Conviene non volgere lo sguardo e non rimuovere il fatto che a
Bolzaneto quei gesti sono stati eseguiti, quelle parole sono state
dette, quei piercing sono stati strappati, quei corpi sono stati
denudati e derisi e colpiti, da quelle forze dell'ordine che
dovrebbero presidiare lo stato di diritto. E' accaduto, e niente ci
garantisce che non possa riaccadere. E fin qui, il discorso pubblico
si è ben guardato dal seminare qualche parola immunitaria.
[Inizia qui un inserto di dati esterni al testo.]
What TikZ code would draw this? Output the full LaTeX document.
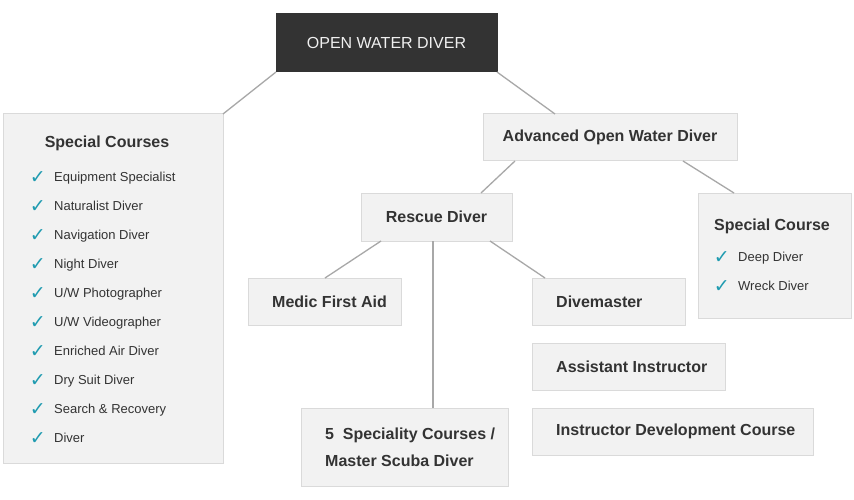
\documentclass[tikz,border=0pt]{standalone}
\usepackage{fontspec}
\setmainfont{Liberation Sans}
\newfontfamily\symfont{DejaVu Sans}
\usetikzlibrary{positioning, calc}
\definecolor{owdgray}{HTML}{333333}
\definecolor{boxfill}{HTML}{F2F2F2}
\definecolor{boxline}{HTML}{DADADA}
\definecolor{linkgray}{HTML}{A8A8A8}
\definecolor{txtgray}{HTML}{333333}
\definecolor{tickblue}{HTML}{1F9BB0}
\newcommand{\chk}{{\symfont\color{tickblue}✓}}

\begin{document}
\begin{tikzpicture}[x=1pt, y=-1pt,
  box/.style={draw=boxline, fill=boxfill, line width=1pt, anchor=north west, inner sep=0pt, outer sep=0pt},
  btxt/.style={font=\fontsize{16}{27}\selectfont\bfseries, text=txtgray, inner sep=0pt},
  item/.style={font=\fontsize{13}{16}\selectfont, text=txtgray, inner sep=0pt, anchor=west, text height=10pt, text depth=3pt},
  chkmark/.style={font=\fontsize{19}{19}\selectfont, inner sep=0pt},
  link/.style={draw=linkgray, line width=1.3pt},
]
\useasboundingbox[fill=white] (0,0) rectangle (854,500);

%% Top
\node[box, fill=owdgray, draw=owdgray, minimum width=221pt, minimum height=58pt,
  font=\fontsize{16}{19}\selectfont, text=white!94!black] (owd) at (276,14) {OPEN WATER DIVER};

%% Special courses, left column
\node[box, minimum width=220pt, minimum height=349pt] (sc) at (3,114) {};
\node[btxt] (sctitle) at (107,143) {Special Courses};
\foreach \crs [count=\i] in {Equipment Specialist, Naturalist Diver, Navigation Diver,
  Night Diver, U/W Photographer, U/W Videographer, Enriched Air Diver,
  Dry Suit Diver, Search \& Recovery, Diver} {
  \node[item] (sc\i) at (54,{149+29*\i}) {\crs};
  \node[chkmark, left=8pt of sc\i] (ck\i) {\chk};
}

%% Advanced branch
\node[box, btxt, minimum width=254pt, minimum height=47pt] (aow) at (483,114) {Advanced Open Water Diver};
\node[box, btxt, minimum width=151pt, minimum height=48pt] (rd) at (361,193) {Rescue Diver};
\node[box, minimum width=153pt, minimum height=125pt] (scr) at (698,193) {};
\node[btxt, anchor=west] (scrtitle) at (714,226) {Special Course};
\node[item] (scr1) at (738,258) {Deep Diver};
\node[chkmark, left=8pt of scr1] (scrck1) {\chk};
\node[item] (scr2) at (738,287) {Wreck Diver};
\node[chkmark, left=8pt of scr2] (scrck2) {\chk};

%% Rescue branch
\node[box, minimum width=153pt, minimum height=47pt] (mfa) at (248,278) {};
\node[btxt, right=24pt of mfa.west] (mfatext) {Medic First Aid};
\node[box, minimum width=153pt, minimum height=47pt] (dm) at (532,278) {};
\node[btxt, right=24pt of dm.west] (dmtext) {Divemaster};
\node[box, minimum width=193pt, minimum height=47pt] (ai) at (532,343) {};
\node[btxt, right=24pt of ai.west] (aitext) {Assistant Instructor};
\node[box, minimum width=281pt, minimum height=47pt] (idc) at (532,408) {};
\node[btxt, right=24pt of idc.west] (idctext) {Instructor Development Course};
\node[box, minimum width=207pt, minimum height=78pt] (msd) at (301,408) {};
\node[btxt, align=left, right=24pt of msd.west] (msdtext) {5\ \ Speciality Courses /\\Master Scuba Diver};

%% Connectors
\draw[link] (owd.south west) -- (sc.north east);
\draw[link] (owd.south east) -- ([xshift=72pt]aow.north west);
\draw[link] ([xshift=32pt]aow.south west) -- ([xshift=120pt]rd.north west);
\draw[link] ([xshift=-54pt]aow.south east) -- ([xshift=36pt]scr.north west);
\draw[link] ([xshift=20pt]rd.south west) -- ([xshift=77pt]mfa.north west);
\draw[link] ([xshift=72pt]rd.south west) -- ([xshift=132pt]msd.north west);
\draw[link] ([xshift=-22pt]rd.south east) -- ([xshift=13pt]dm.north west);

\end{tikzpicture}
\end{document}
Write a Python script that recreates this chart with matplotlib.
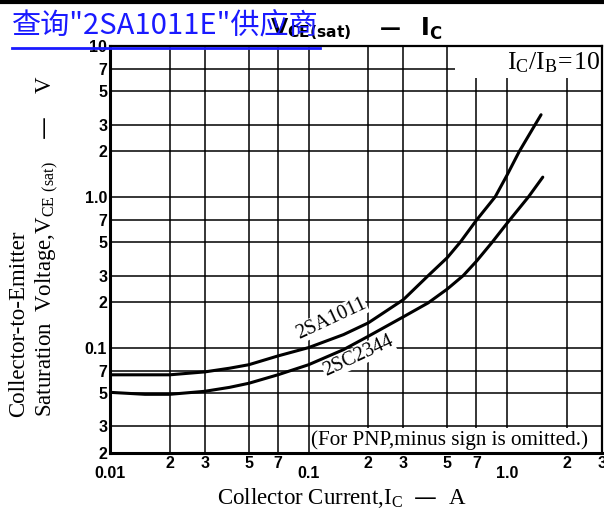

Genova è
sepolta nella memoria, riemerge solo nelle requisitorie dei pm e nelle
sentenze dei giudici. Storia giudiziaria, questione di ordine
pubblico: non entrerà nei comizi elettorali, come non è mai entrata
nell'agenda politica; non è tema «eticamente sensibile», non c'entra
con la Vita né con la Morte, non è fatta di maiuscole, non sta a cuore
al Vaticano, non agita i teo-con, non si intona col pensiero positivo
del Pd. Alla prima del suo film a Berlino, Errol Morris ha detto che
l'ha girato per dire quanto si vergogna del suo paese. Qualcuno in
sala ha commentato che è troppo poco, che la vergogna è messa in conto
nel gioco delle opinioni della democrazia americana e non impedirà
alle «standard operating procedure» di ripetersi. Può essere, ma chi
si vergogna in Italia di Bolzaneto? Abu Ghraib, sostiene Errol Morris,
forse non fu opera di qualche «mela marcia», come l'amministrazione
Bush ha sostenuto assolvendosi; forse fu il picco di una prassi di
abusi sistematica, e certo fu il sintomo del degrado della tavola dei
valori della democrazia americana. Di che cosa fu sintomo Bolzaneto
quanto alla democrazia italiana, di che cosa picco, chi autorizzò le
«mele marce» di quella caserma, chi ci garantisce che altre mele non
marciscano? Un processo istruisce queste domande, ma sta alla
politica, e a noi tutti, rispondere.